Last week, at the  Strata + Hadoop World conference in San Jose, the tech giant claimed to make “big data simpler and more accessible” to the masses, with the following releases:
- A preview of Azure HDInsight running on Linux
- The general availability of Storm on HDInsight
- The general availability of Azure Machine Learning
- The availability of Informatica technology on Azure
Azure HDInsight is an Apache Hadoop-based service in the cloud enabling customers to crunch petabytes of all types of data in speed and cost-effectively scaling on demand, as well as programming extensions so developers can use their favorite languages. Customers will now be able to run HDInsight on Ubuntu clusters.

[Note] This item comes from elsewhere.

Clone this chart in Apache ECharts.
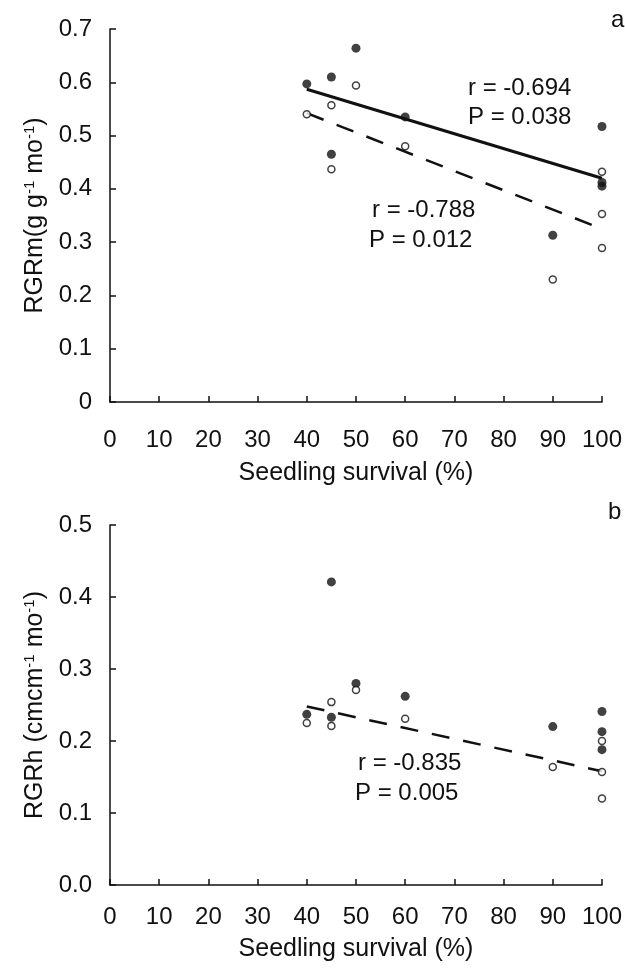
<!DOCTYPE html>
<html>
<head>
<meta charset="utf-8">
<script src="https://cdn.jsdelivr.net/npm/echarts@6/dist/echarts.min.js"></script>
<style>
  html, body { margin: 0; padding: 0; background: #fff; }
  #chart { width: 625px; height: 968px; }
</style>
</head>
<body>
<div id="chart"></div>
<script>
// ---- Data ----
const xTicksLabels = ['0','10','20','30','40','50','60','70','80','90','100'];

// Panel a: RGRm vs seedling survival
const survivalAFilled = [40, 45, 45, 50, 60, 90, 100, 100, 100];
const rgrmFilled      = [0.597, 0.610, 0.465, 0.664, 0.535, 0.313, 0.517, 0.412, 0.405];
const survivalAOpen   = [40, 45, 45, 50, 60, 90, 100, 100, 100];
const rgrmOpen        = [0.540, 0.557, 0.437, 0.594, 0.480, 0.230, 0.432, 0.353, 0.289];
const fitAX           = [40, 100];
const fitAFilled      = [0.587, 0.420];
const fitAOpen        = [0.542, 0.325];

// Panel b: RGRh vs seedling survival
const survivalBFilled = [40, 45, 45, 50, 60, 90, 100, 100, 100];
const rgrhFilled      = [0.237, 0.421, 0.233, 0.280, 0.262, 0.220, 0.241, 0.213, 0.188];
const survivalBOpen   = [40, 45, 45, 50, 60, 90, 100, 100, 100];
const rgrhOpen        = [0.225, 0.254, 0.221, 0.271, 0.231, 0.164, 0.200, 0.157, 0.120];
const fitBX           = [40, 100];
const fitBOpen        = [0.248, 0.158];

const statsA1 = ['r = -0.694', 'P = 0.038'];
const statsA2 = ['r = -0.788', 'P = 0.012'];
const statsB  = ['r = -0.835', 'P = 0.005'];

// ---- Helpers ----
const zip = (xs, ys) => xs.map((x, i) => [x, ys[i]]);
const FONT = '"Liberation Sans", Arial, sans-serif';
const INK = '#111';

function xAxisCfg(gridIndex, labelMargin, nameGap) {
  return {
    type: 'value', gridIndex, min: 0, max: 100, interval: 10,
    name: 'Seedling survival (%)', nameLocation: 'middle', nameGap,
    nameTextStyle: { fontFamily: FONT, fontSize: 25, color: INK },
    axisLine: { lineStyle: { color: INK, width: 1.5 } },
    axisTick: { inside: true, length: 6, lineStyle: { color: INK, width: 1.5 } },
    axisLabel: { fontFamily: FONT, fontSize: 24, color: INK, margin: labelMargin,
                 formatter: v => xTicksLabels[Math.round(v / 10)] },
    splitLine: { show: false }
  };
}
function yAxisCfg(gridIndex, max, name, fmt) {
  return {
    type: 'value', gridIndex, min: 0, max, interval: 0.1,
    name, nameLocation: 'middle', nameGap: 62,
    nameTextStyle: { fontFamily: FONT, fontSize: 25, color: INK,
      rich: { s: { fontFamily: FONT, fontSize: 15, color: INK, verticalAlign: 'top', lineHeight: 15 } } },
    axisLine: { lineStyle: { color: INK, width: 1.5 } },
    axisTick: { inside: true, length: 6, lineStyle: { color: INK, width: 1.5 } },
    axisLabel: { fontFamily: FONT, fontSize: 24, color: INK, margin: 18, formatter: fmt },
    splitLine: { show: false }
  };
}
function filledSeries(xi, yi, data) {
  return { type: 'scatter', xAxisIndex: xi, yAxisIndex: yi, data, symbol: 'circle', symbolSize: 9,
           itemStyle: { color: INK }, z: 5, silent: true };
}
function openSeries(xi, yi, data) {
  return { type: 'scatter', xAxisIndex: xi, yAxisIndex: yi, data, symbol: 'circle', symbolSize: 7,
           itemStyle: { color: '#fff', borderColor: INK, borderWidth: 1.5 }, z: 6, silent: true };
}
function lineSeries(xi, yi, data, dashed) {
  return { type: 'line', xAxisIndex: xi, yAxisIndex: yi, data, symbol: 'none', silent: true,
           lineStyle: { color: INK, width: dashed ? 2.5 : 3, type: dashed ? [18, 14] : 'solid' }, z: 4 };
}
function txt(left, top, text) {
  return { type: 'text', left, top, style: { text, font: '24px ' + FONT, fill: INK } };
}

const chart = echarts.init(document.getElementById('chart'), null, { renderer: 'canvas' });
chart.setOption({
  backgroundColor: '#fff',
  animation: false,
  grid: [
    { left: 110, right: 23, top: 29, bottom: 566, containLabel: false },
    { left: 110, right: 23, top: 525, bottom: 83, containLabel: false }
  ],
  xAxis: [ xAxisCfg(0, 26, 59), xAxisCfg(1, 20, 52) ],
  yAxis: [
    yAxisCfg(0, 0.7, 'RGRm(g g{s|-1} mo{s|-1})', v => (v === 0 ? '0' : v.toFixed(1))),
    yAxisCfg(1, 0.5, 'RGRh (cmcm{s|-1} mo{s|-1})', v => v.toFixed(1))
  ],
  series: [
    lineSeries(0, 0, zip(fitAX, fitAFilled), false),
    lineSeries(0, 0, zip(fitAX, fitAOpen), true),
    filledSeries(0, 0, zip(survivalAFilled, rgrmFilled)),
    openSeries(0, 0, zip(survivalAOpen, rgrmOpen)),
    lineSeries(1, 1, zip(fitBX, fitBOpen), true),
    filledSeries(1, 1, zip(survivalBFilled, rgrhFilled)),
    openSeries(1, 1, zip(survivalBOpen, rgrhOpen))
  ],
  graphic: [
    txt(468, 76, statsA1[0]), txt(468, 105, statsA1[1]),
    txt(372, 198, statsA2[0]), txt(369, 228, statsA2[1]),
    txt(358, 751, statsB[0]), txt(355, 781, statsB[1]),
    { type: 'text', left: 611, top: 8, style: { text: 'a', font: '24px ' + FONT, fill: INK } },
    { type: 'text', left: 608, top: 500, style: { text: 'b', font: '24px ' + FONT, fill: INK } }
  ]
});
</script>
</body>
</html>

The open source stream analytics platform Storm for Azure HDInsight, enables processing of millions of data events in real time as they occur.
Azure Machine Learning promises to provide advanced analytics for businesses to predict future trends with data.
“In mere hours, developers and data scientists can build and deploy apps to improve customer experiences, predict and prevent system failures, enhance operational efficiencies, uncover new technical insights, or a universe of other benefits,” write T. K. Rengarajan, corporate vice president, Data Platform and Joseph Sirosh, corporate vice president, Machine Learning, for the blog post making the announcement.
More details about HDInsight are available on this blog.
Azure Marketplace has Informatica joining other partners making its Informatica Cloud agent available in Linux and Windows virtual machines on Azure. Microsoft notes that this “will enable enterprise customers to create data pipelines from both on-premises systems and the cloud to Azure data services such as Azure HDInsight, Azure Machine Learning, Azure Data Factory and others, for management and analysis.”